In other words, these people know how to create a passion for their offering even where it doesn’t exist.
Turning a Purely Profit-Driven Business Into Something More
I’m not going to blast you for building a business purely for profits. Let’s face it – profit is the main reason people get into business, and there’s nothing wrong with that. But if you want your business to work, and especially if you want your social media efforts to work, you need to find it in yourself to believe in your product.
And if it isn’t worth believing in and getting excited about, you may be offering a disservice to your customers, at which point it really just might be time to go back to the drawing board.
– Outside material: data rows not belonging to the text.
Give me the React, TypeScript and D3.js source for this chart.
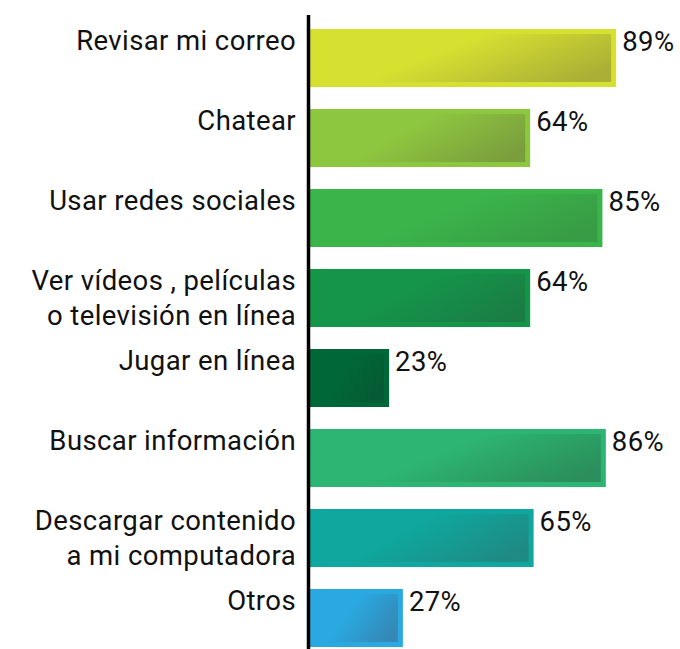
import React from "react";
import * as d3 from "d3";

const categories: string[][] = [
  ["Revisar mi correo"],
  ["Chatear"],
  ["Usar redes sociales"],
  ["Ver vídeos , películas", "o televisión en línea"],
  ["Jugar en línea"],
  ["Buscar información"],
  ["Descargar contenido", "a mi computadora"],
  ["Otros"],
];
const values: number[] = [89, 64, 85, 64, 23, 86, 65, 27];
const baseColors: string[] = ["#D6E031", "#8DC63F", "#3BB54A", "#15954A", "#006838", "#2DB673", "#0FA79E", "#29A9E0"];
const darkColors: string[] = ["#ABAF35", "#7A9E3C", "#389B45", "#1A7D44", "#075A33", "#2B8F5B", "#1F8A83", "#3588B5"];

const W = 680;
const H = 649;
const axisX = 310;
const font = "Roboto, 'DejaVu Sans', sans-serif";

export default function App() {
  const x = d3.scaleLinear().domain([0, 100]).range([axisX, axisX + 344]);
  const y = d3
    .scaleBand<number>()
    .domain(d3.range(values.length))
    .range([29, 647])
    .paddingInner(0.275)
    .paddingOuter(0);
  const bh = y.bandwidth();
  return (
    <svg
      width={W}
      height={H}
      style={{ position: "absolute", left: 0, top: 0, background: "#fff" }}
    >
      <defs>
        {values.map((_, i) => (
          <linearGradient key={i} id={`g${i}`} x1="0" y1="0.3" x2="1" y2="0.7">
            <stop offset="0" stopColor={baseColors[i]} />
            <stop offset="0.4" stopColor={baseColors[i]} />
            <stop offset="1" stopColor={darkColors[i]} />
          </linearGradient>
        ))}
      </defs>
      {values.map((v, i) => {
        const y0 = y(i) as number;
        const x1 = x(v);
        return (
          <g key={i}>
            <rect x={axisX} y={y0} width={x1 - axisX} height={bh} fill={baseColors[i]} />
            <rect
              x={axisX}
              y={y0 + 5}
              width={Math.max(0, x1 - axisX - 5)}
              height={bh - 10}
              fill={`url(#g${i})`}
            />
            <text
              x={x1 + 6}
              y={y0 + 22}
              fontFamily={font}
              fontSize={27.5}
              letterSpacing={0.4}
              fill="#111"
            >
              {v}%
            </text>
            <text
              x={296}
              y={y0 + 21}
              textAnchor="end"
              fontFamily={font}
              fontSize={27.5}
              letterSpacing={0.4}
              fill="#111"
            >
              {categories[i].map((line, j) => (
                <tspan key={j} x={296} dy={j === 0 ? 0 : 35}>
                  {line}
                </tspan>
              ))}
            </text>
          </g>
        );
      })}
      <line x1={308.5} x2={308.5} y1={15} y2={H} stroke="#000" strokeWidth={3.5} />
    </svg>
  );
}
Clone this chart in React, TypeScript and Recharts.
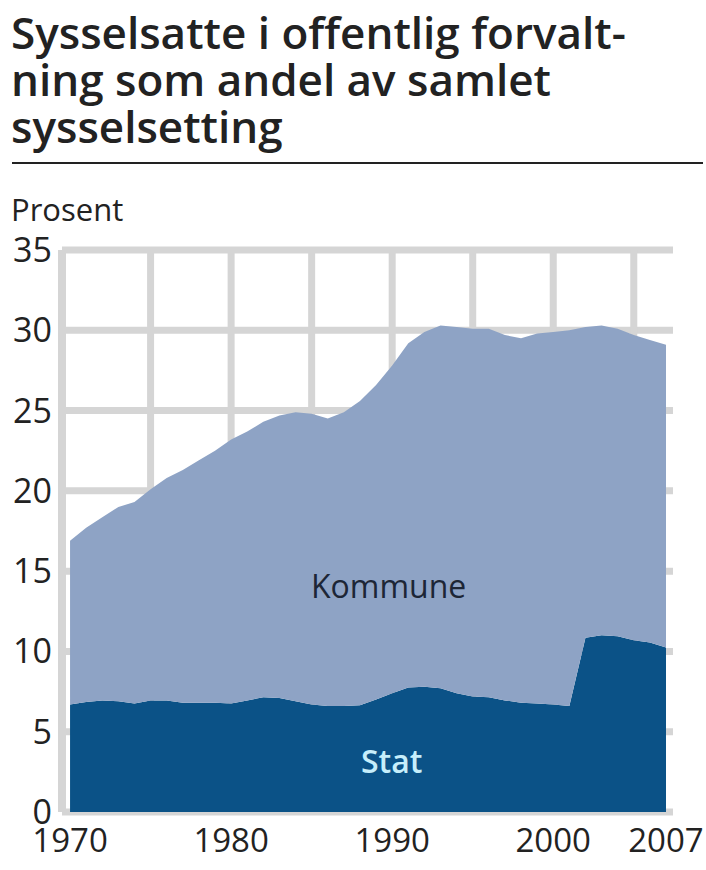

Look deep into your own offer. Seek to understand how it actually does benefit your customers. Get in touch with the value – the contribution – to their lives, and if you truly believe it exists then learn to communicate it ecclesiastically.
If it isn’t inherently exciting on first impression, how can you get excited about it? Or who can you hire that is excited enough about the subject to run your social media campaigns with sincerity?
If there’s no answer to those questions, you may still be able to succeed in business, but you’ll doubtfully succeed with your social media campaigns.